The use of maps, images, video, audio, geological and scientific data, and the structure of memoir all gesture towards verisimilitude, but the Carpenter’s statement above and the story itself undermine that tendency we have towards trusting that kind of information…Can we trust the speaker?
Another critical examination (that I was unable to find through my own search, but was included by the author in her “Backstory”) is Scott Coterall’s essay published in Hunter Gatherer:

The Cape seeks to convolute fact and fiction by taking us on a user-controlled journey of fragmented narrative…[it] gracefully addresses the tension between the knowing of and mapping of place and memory by bringing together the connotative powers of fact and fiction.”
Coterall’s comment resonates with me; I agree with him.

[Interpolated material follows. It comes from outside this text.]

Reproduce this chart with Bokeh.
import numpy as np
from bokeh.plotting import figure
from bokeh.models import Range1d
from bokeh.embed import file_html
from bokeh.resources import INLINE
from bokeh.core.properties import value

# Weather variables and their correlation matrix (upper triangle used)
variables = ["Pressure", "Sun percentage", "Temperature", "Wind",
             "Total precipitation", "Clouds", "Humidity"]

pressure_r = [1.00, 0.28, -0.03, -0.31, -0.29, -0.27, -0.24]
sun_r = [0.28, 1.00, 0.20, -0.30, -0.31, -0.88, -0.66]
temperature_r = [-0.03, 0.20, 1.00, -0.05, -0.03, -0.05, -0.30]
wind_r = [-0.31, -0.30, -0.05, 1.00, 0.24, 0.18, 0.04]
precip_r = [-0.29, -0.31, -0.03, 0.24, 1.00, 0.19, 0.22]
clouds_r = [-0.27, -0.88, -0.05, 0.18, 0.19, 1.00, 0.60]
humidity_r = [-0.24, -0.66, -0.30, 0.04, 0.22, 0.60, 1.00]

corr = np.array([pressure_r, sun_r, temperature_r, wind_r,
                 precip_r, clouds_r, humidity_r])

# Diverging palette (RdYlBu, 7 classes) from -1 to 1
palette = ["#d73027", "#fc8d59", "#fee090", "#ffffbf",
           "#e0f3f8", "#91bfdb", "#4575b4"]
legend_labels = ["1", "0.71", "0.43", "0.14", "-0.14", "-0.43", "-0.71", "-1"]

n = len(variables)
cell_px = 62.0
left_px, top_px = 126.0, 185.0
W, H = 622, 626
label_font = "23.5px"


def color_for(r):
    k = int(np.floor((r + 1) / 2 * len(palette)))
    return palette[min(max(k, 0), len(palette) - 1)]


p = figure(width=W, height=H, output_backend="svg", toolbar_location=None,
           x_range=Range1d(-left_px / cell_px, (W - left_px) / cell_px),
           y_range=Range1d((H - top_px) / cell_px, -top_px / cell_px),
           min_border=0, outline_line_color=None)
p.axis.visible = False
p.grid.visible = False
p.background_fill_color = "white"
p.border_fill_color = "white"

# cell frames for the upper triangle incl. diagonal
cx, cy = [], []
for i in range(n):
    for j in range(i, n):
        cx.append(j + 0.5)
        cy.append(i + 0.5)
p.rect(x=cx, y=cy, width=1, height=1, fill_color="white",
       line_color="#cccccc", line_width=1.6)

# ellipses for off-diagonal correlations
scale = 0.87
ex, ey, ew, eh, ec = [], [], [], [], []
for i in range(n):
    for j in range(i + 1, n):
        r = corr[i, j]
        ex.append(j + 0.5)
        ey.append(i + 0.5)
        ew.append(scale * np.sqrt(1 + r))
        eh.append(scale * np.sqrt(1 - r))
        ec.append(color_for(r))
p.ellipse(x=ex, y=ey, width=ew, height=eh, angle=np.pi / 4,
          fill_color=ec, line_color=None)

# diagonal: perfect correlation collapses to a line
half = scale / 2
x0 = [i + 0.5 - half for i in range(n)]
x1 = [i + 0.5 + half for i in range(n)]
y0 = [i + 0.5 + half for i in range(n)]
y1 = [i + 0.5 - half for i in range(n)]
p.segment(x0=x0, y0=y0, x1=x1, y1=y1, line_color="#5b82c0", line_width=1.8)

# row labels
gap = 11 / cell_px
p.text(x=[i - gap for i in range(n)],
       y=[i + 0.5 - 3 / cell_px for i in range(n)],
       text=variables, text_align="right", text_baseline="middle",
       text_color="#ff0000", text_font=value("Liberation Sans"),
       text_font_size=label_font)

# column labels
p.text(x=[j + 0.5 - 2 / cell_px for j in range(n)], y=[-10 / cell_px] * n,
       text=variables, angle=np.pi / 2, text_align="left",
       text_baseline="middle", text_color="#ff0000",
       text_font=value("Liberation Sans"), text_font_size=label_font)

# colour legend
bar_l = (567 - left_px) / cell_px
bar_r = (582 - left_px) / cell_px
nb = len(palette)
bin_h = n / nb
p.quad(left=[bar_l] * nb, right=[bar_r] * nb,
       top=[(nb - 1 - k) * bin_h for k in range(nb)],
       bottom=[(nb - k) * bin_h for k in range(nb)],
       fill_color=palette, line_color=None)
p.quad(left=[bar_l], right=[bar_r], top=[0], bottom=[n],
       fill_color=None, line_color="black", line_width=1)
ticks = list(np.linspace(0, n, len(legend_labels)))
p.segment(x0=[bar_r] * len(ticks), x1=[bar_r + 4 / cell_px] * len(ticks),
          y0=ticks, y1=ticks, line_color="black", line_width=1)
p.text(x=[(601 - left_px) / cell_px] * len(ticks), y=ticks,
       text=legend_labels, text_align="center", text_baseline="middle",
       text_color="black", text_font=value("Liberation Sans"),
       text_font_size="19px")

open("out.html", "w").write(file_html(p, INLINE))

Research reveals the backstory behind “The Backstory” adverted to in the preface: a class, not unlike our own, at Capilano University reached out to Carpenter in anticipation of a discussion of The Cape. The professor’s blog about the class and the interactions with the author, is posted at https://culturenet.wordpress.com/tag/jr-carpenter/.

Now I have read the backstory, and am busy slapping myself on the back (no pun intended) that I picked up on the sexual aspects of The Cape.” Carpenter writes, in her essay "A brief history of the Internet as I know it so far,”

The Internet was totally textual back then. It had no interface. The joke of the day was, on the Internet no one knows you're a dog. Everyone was talking about gender politics and how, on the Internet, you could role-play and construct your own identity. At the same time that everyone was obsessed with sexuality they were all claiming disembodiment, which seemed like a contradiction, even then.

Regarding her use of black and white, Carpenter says,  “I was attracted to the black and white aesthetic of the Environmental Geologic Guide to the Cape Cod National Seashore… Although I have since made many works in colour, The Cape returns to the black and white aesthetic of those early works.”  Despite the ill-conceived attempt to “colorize” old-time back and white movies, many makers of motion pictures prefer the stark images and purity of the originals.